- What to do
Return the data exactly, with all pictures removed.

- Data block

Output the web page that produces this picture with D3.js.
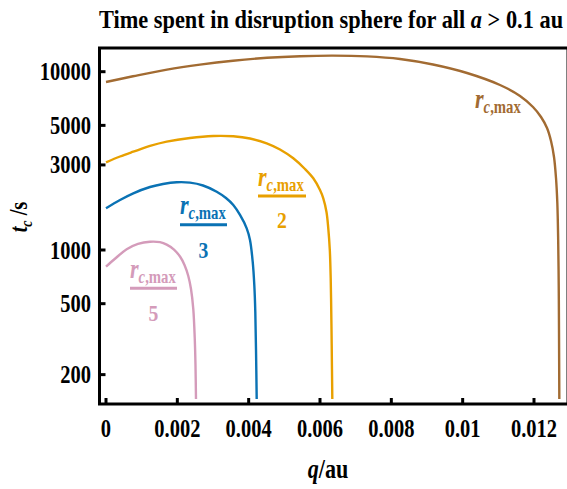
<!DOCTYPE html>
<html>
<head>
<meta charset="utf-8">
<script src="https://cdn.jsdelivr.net/npm/d3@7"></script>
<style>
  html, body { margin: 0; padding: 0; background: #fff; }
  svg { display: block; }
  text { font-family: "Liberation Serif", "Times New Roman", serif; font-weight: bold; }
</style>
</head>
<body>
<svg id="chart" width="567" height="489"></svg>
<script>
// Crossing time t_c (s) versus perihelion distance q (au), one curve per sphere radius
const qFull  = [0, 0.000757, 0.00171, 0.002635, 0.003561, 0.004514, 0.005439, 0.006364, 0.007318, 0.008243, 0.009168, 0.010122, 0.011047, 0.011608, 0.011972, 0.012197, 0.012365, 0.012477, 0.012561, 0.012617, 0.012654, 0.012678, 0.012693, 0.012701, 0.01271];
const tFull  = [8754, 9424, 10276, 10959, 11527, 11967, 12216, 12312, 12185, 11782, 10974, 9833, 8422, 7306, 6339, 5569, 4833, 4087, 3323, 2534, 1835, 1138, 636, 356, 146];

const qHalf  = [0, 0.000393, 0.000765, 0.001234, 0.001702, 0.002355, 0.003008, 0.003569, 0.004037, 0.004505, 0.004878, 0.005251, 0.005579, 0.005812, 0.006, 0.006092, 0.006182, 0.006232, 0.006275, 0.0063, 0.006319, 0.006328, 0.006345];
const tHalf  = [3104, 3345, 3558, 3832, 4050, 4249, 4360, 4343, 4221, 3967, 3662, 3268, 2847, 2524, 2171, 1950, 1634, 1323, 1000, 694, 405, 293, 146];

const qThird = [0, 0.000393, 0.000765, 0.001234, 0.001598, 0.001982, 0.002355, 0.00272, 0.003104, 0.003364, 0.003569, 0.003757, 0.003945, 0.004037, 0.004113, 0.004158, 0.004186, 0.004206, 0.004225];
const tThird = [1714, 1908, 2080, 2256, 2346, 2398, 2386, 2300, 2123, 1957, 1788, 1572, 1323, 1138, 860, 636, 451, 275, 146];

const qFifth = [0, 0.000252, 0.00058, 0.000897, 0.001234, 0.001514, 0.001702, 0.001907, 0.002075, 0.002201, 0.002307, 0.002383, 0.002447, 0.00249, 0.002509, 0.002523];
const tFifth = [806, 893, 1010, 1082, 1113, 1106, 1072, 1006, 919, 824, 715, 604, 467, 313, 226, 146];

const xTicks = [0, 0.002, 0.004, 0.006, 0.008, 0.01, 0.012];
const xTickLabels = ["0", "0.002", "0.004", "0.006", "0.008", "0.01", "0.012"];
const yTicks = [200, 500, 1000, 3000, 5000, 10000];
const yTickLabels = ["200", "500", "1000", "3000", "5000", "10000"];

const series = [
  { q: qFull,  t: tFull,  color: "#A26B32", denom: null },
  { q: qHalf,  t: tHalf,  color: "#E8A000", denom: "2" },
  { q: qThird, t: tThird, color: "#0A72B4", denom: "3" },
  { q: qFifth, t: tFifth, color: "#D49BBA", denom: "5" }
];

const svg = d3.select("#chart");
const frame = { left: 99.5, right: 568, top: 48, bottom: 404 };

const x = d3.scaleLinear().domain([0, 0.012]).range([106, 534]);
const y = d3.scaleLog().domain([1000, 10000]).range([250, 71.7]);

const SX = 0.82; // horizontal condensing of the lettering

function label(px, py, size, anchor, parts, rotate, sx) {
  const g = svg.append("g")
    .attr("transform", `translate(${px},${py})` + (rotate ? ` rotate(${rotate})` : "") + ` scale(${sx || SX},1)`);
  const t = g.append("text").attr("text-anchor", anchor).attr("font-size", size);
  parts.forEach(p => {
    const s = t.append("tspan").text(p.text);
    if (p.italic) s.attr("font-style", "italic");
    if (p.size) s.attr("font-size", p.size);
    if (p.dy) s.attr("dy", p.dy);
    if (p.fill) s.attr("fill", p.fill);
  });
  return t;
}

// clip curves to the frame
svg.append("defs").append("clipPath").attr("id", "plotClip")
  .append("rect")
  .attr("x", frame.left).attr("y", frame.top)
  .attr("width", frame.right - frame.left).attr("height", frame.bottom - frame.top);

const line = d3.line()
  .x(d => x(d[0]))
  .y(d => y(d[1]))
  .curve(d3.curveCatmullRom.alpha(0.5));

const curves = svg.append("g").attr("clip-path", "url(#plotClip)");
series.forEach(s => {
  curves.append("path")
    .datum(d3.zip(s.q, s.t))
    .attr("d", line)
    .attr("fill", "none")
    .attr("stroke", s.color)
    .attr("stroke-width", 2.4)
    .attr("stroke-linejoin", "round");
});

// frame
svg.append("rect")
  .attr("x", frame.left).attr("y", frame.top)
  .attr("width", frame.right - frame.left).attr("height", frame.bottom - frame.top)
  .attr("fill", "none").attr("stroke", "#000").attr("stroke-width", 3);

// axes: ticks inside the frame, labels outside
const xAxis = d3.axisBottom(x).tickValues(xTicks).tickSize(0).tickFormat("");
const yAxis = d3.axisLeft(y).tickValues(yTicks).tickSize(0).tickFormat("");
svg.append("g").attr("transform", `translate(0,${frame.bottom})`).call(xAxis).select(".domain").remove();
svg.append("g").attr("transform", `translate(${frame.left},0)`).call(yAxis).select(".domain").remove();

xTicks.forEach(v => {
  svg.append("line")
    .attr("x1", x(v)).attr("x2", x(v))
    .attr("y1", frame.bottom).attr("y2", frame.bottom - 6)
    .attr("stroke", "#000").attr("stroke-width", 3);
});
yTicks.forEach(v => {
  svg.append("line")
    .attr("x1", frame.left).attr("x2", frame.left + 6)
    .attr("y1", y(v)).attr("y2", y(v))
    .attr("stroke", "#000").attr("stroke-width", 3);
});

xTicks.forEach((v, i) => label(x(v), 437, 25, "middle", [{ text: xTickLabels[i] }]));
yTicks.forEach((v, i) => label(91, y(v) + 8.5, 25, "end", [{ text: yTickLabels[i] }]));

// title and axis titles
label(331, 28, 26, "middle", [
  { text: "Time spent in disruption sphere for all " },
  { text: "a", italic: true },
  { text: " > 0.1 au" }
], null, 0.86);
label(328, 478, 27, "middle", [{ text: "q", italic: true }, { text: "/au" }]);
label(27, 217, 25, "middle", [
  { text: "t", italic: true },
  { text: "c", italic: true, size: 17, dy: 5 },
  { text: " /s", dy: -5 }
], -90);

// curve labels: r_c,max and its fractions
function rLabel(px, py, color) {
  return label(px, py, 27, "start", [
    { text: "r", italic: true, fill: color },
    { text: "c", italic: true, size: 18, dy: 5, fill: color },
    { text: ",max", size: 18, fill: color }
  ]);
}
const labelPos = [
  { x0: 475, base: 108, bar: null },
  { x0: 258, base: 186, bar: 196, x1: 306, dBase: 228 },
  { x0: 180, base: 214, bar: 224.7, x1: 227, dBase: 258 },
  { x0: 130, base: 278, bar: 288.3, x1: 177, dBase: 321 }
];
series.forEach((s, i) => {
  const p = labelPos[i];
  rLabel(p.x0, p.base, s.color);
  if (s.denom) {
    svg.append("line")
      .attr("x1", p.x0).attr("x2", p.x1)
      .attr("y1", p.bar).attr("y2", p.bar)
      .attr("stroke", s.color).attr("stroke-width", 3);
    label((p.x0 + p.x1) / 2, p.dBase, 24, "middle", [{ text: s.denom, fill: s.color }]);
  }
});
</script>
</body>
</html>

- Completed task
Output the web page that produces this picture with D3.js.
<!DOCTYPE html>
<html>
<head>
<meta charset="utf-8">
<script src="https://cdn.jsdelivr.net/npm/d3@7"></script>
<style>
  html, body { margin: 0; padding: 0; background: #fff; }
  svg { display: block; }
  text { font-family: "Liberation Serif", "Times New Roman", serif; font-weight: bold; }
</style>
</head>
<body>
<svg id="chart" width="567" height="489"></svg>
<script>
// Crossing time t_c (s) versus perihelion distance q (au), one curve per sphere radius
const qFull  = [0, 0.000757, 0.00171, 0.002635, 0.003561, 0.004514, 0.005439, 0.006364, 0.007318, 0.008243, 0.009168, 0.010122, 0.011047, 0.011608, 0.011972, 0.012197, 0.012365, 0.012477, 0.012561, 0.012617, 0.012654, 0.012678, 0.012693, 0.012701, 0.01271];
const tFull  = [8754, 9424, 10276, 10959, 11527, 11967, 12216, 12312, 12185, 11782, 10974, 9833, 8422, 7306, 6339, 5569, 4833, 4087, 3323, 2534, 1835, 1138, 636, 356, 146];

const qHalf  = [0, 0.000393, 0.000765, 0.001234, 0.001702, 0.002355, 0.003008, 0.003569, 0.004037, 0.004505, 0.004878, 0.005251, 0.005579, 0.005812, 0.006, 0.006092, 0.006182, 0.006232, 0.006275, 0.0063, 0.006319, 0.006328, 0.006345];
const tHalf  = [3104, 3345, 3558, 3832, 4050, 4249, 4360, 4343, 4221, 3967, 3662, 3268, 2847, 2524, 2171, 1950, 1634, 1323, 1000, 694, 405, 293, 146];

const qThird = [0, 0.000393, 0.000765, 0.001234, 0.001598, 0.001982, 0.002355, 0.00272, 0.003104, 0.003364, 0.003569, 0.003757, 0.003945, 0.004037, 0.004113, 0.004158, 0.004186, 0.004206, 0.004225];
const tThird = [1714, 1908, 2080, 2256, 2346, 2398, 2386, 2300, 2123, 1957, 1788, 1572, 1323, 1138, 860, 636, 451, 275, 146];

const qFifth = [0, 0.000252, 0.00058, 0.000897, 0.001234, 0.001514, 0.001702, 0.001907, 0.002075, 0.002201, 0.002307, 0.002383, 0.002447, 0.00249, 0.002509, 0.002523];
const tFifth = [806, 893, 1010, 1082, 1113, 1106, 1072, 1006, 919, 824, 715, 604, 467, 313, 226, 146];

const xTicks = [0, 0.002, 0.004, 0.006, 0.008, 0.01, 0.012];
const xTickLabels = ["0", "0.002", "0.004", "0.006", "0.008", "0.01", "0.012"];
const yTicks = [200, 500, 1000, 3000, 5000, 10000];
const yTickLabels = ["200", "500", "1000", "3000", "5000", "10000"];

const series = [
  { q: qFull,  t: tFull,  color: "#A26B32", denom: null },
  { q: qHalf,  t: tHalf,  color: "#E8A000", denom: "2" },
  { q: qThird, t: tThird, color: "#0A72B4", denom: "3" },
  { q: qFifth, t: tFifth, color: "#D49BBA", denom: "5" }
];

const svg = d3.select("#chart");
const frame = { left: 99.5, right: 568, top: 48, bottom: 404 };

const x = d3.scaleLinear().domain([0, 0.012]).range([106, 534]);
const y = d3.scaleLog().domain([1000, 10000]).range([250, 71.7]);

const SX = 0.82; // horizontal condensing of the lettering

function label(px, py, size, anchor, parts, rotate, sx) {
  const g = svg.append("g")
    .attr("transform", `translate(${px},${py})` + (rotate ? ` rotate(${rotate})` : "") + ` scale(${sx || SX},1)`);
  const t = g.append("text").attr("text-anchor", anchor).attr("font-size", size);
  parts.forEach(p => {
    const s = t.append("tspan").text(p.text);
    if (p.italic) s.attr("font-style", "italic");
    if (p.size) s.attr("font-size", p.size);
    if (p.dy) s.attr("dy", p.dy);
    if (p.fill) s.attr("fill", p.fill);
  });
  return t;
}

// clip curves to the frame
svg.append("defs").append("clipPath").attr("id", "plotClip")
  .append("rect")
  .attr("x", frame.left).attr("y", frame.top)
  .attr("width", frame.right - frame.left).attr("height", frame.bottom - frame.top);

const line = d3.line()
  .x(d => x(d[0]))
  .y(d => y(d[1]))
  .curve(d3.curveCatmullRom.alpha(0.5));

const curves = svg.append("g").attr("clip-path", "url(#plotClip)");
series.forEach(s => {
  curves.append("path")
    .datum(d3.zip(s.q, s.t))
    .attr("d", line)
    .attr("fill", "none")
    .attr("stroke", s.color)
    .attr("stroke-width", 2.4)
    .attr("stroke-linejoin", "round");
});

// frame
svg.append("rect")
  .attr("x", frame.left).attr("y", frame.top)
  .attr("width", frame.right - frame.left).attr("height", frame.bottom - frame.top)
  .attr("fill", "none").attr("stroke", "#000").attr("stroke-width", 3);

// axes: ticks inside the frame, labels outside
const xAxis = d3.axisBottom(x).tickValues(xTicks).tickSize(0).tickFormat("");
const yAxis = d3.axisLeft(y).tickValues(yTicks).tickSize(0).tickFormat("");
svg.append("g").attr("transform", `translate(0,${frame.bottom})`).call(xAxis).select(".domain").remove();
svg.append("g").attr("transform", `translate(${frame.left},0)`).call(yAxis).select(".domain").remove();

xTicks.forEach(v => {
  svg.append("line")
    .attr("x1", x(v)).attr("x2", x(v))
    .attr("y1", frame.bottom).attr("y2", frame.bottom - 6)
    .attr("stroke", "#000").attr("stroke-width", 3);
});
yTicks.forEach(v => {
  svg.append("line")
    .attr("x1", frame.left).attr("x2", frame.left + 6)
    .attr("y1", y(v)).attr("y2", y(v))
    .attr("stroke", "#000").attr("stroke-width", 3);
});

xTicks.forEach((v, i) => label(x(v), 437, 25, "middle", [{ text: xTickLabels[i] }]));
yTicks.forEach((v, i) => label(91, y(v) + 8.5, 25, "end", [{ text: yTickLabels[i] }]));

// title and axis titles
label(331, 28, 26, "middle", [
  { text: "Time spent in disruption sphere for all " },
  { text: "a", italic: true },
  { text: " > 0.1 au" }
], null, 0.86);
label(328, 478, 27, "middle", [{ text: "q", italic: true }, { text: "/au" }]);
label(27, 217, 25, "middle", [
  { text: "t", italic: true },
  { text: "c", italic: true, size: 17, dy: 5 },
  { text: " /s", dy: -5 }
], -90);

// curve labels: r_c,max and its fractions
function rLabel(px, py, color) {
  return label(px, py, 27, "start", [
    { text: "r", italic: true, fill: color },
    { text: "c", italic: true, size: 18, dy: 5, fill: color },
    { text: ",max", size: 18, fill: color }
  ]);
}
const labelPos = [
  { x0: 475, base: 108, bar: null },
  { x0: 258, base: 186, bar: 196, x1: 306, dBase: 228 },
  { x0: 180, base: 214, bar: 224.7, x1: 227, dBase: 258 },
  { x0: 130, base: 278, bar: 288.3, x1: 177, dBase: 321 }
];
series.forEach((s, i) => {
  const p = labelPos[i];
  rLabel(p.x0, p.base, s.color);
  if (s.denom) {
    svg.append("line")
      .attr("x1", p.x0).attr("x2", p.x1)
      .attr("y1", p.bar).attr("y2", p.bar)
      .attr("stroke", s.color).attr("stroke-width", 3);
    label((p.x0 + p.x1) / 2, p.dBase, 24, "middle", [{ text: s.denom, fill: s.color }]);
  }
});
</script>
</body>
</html>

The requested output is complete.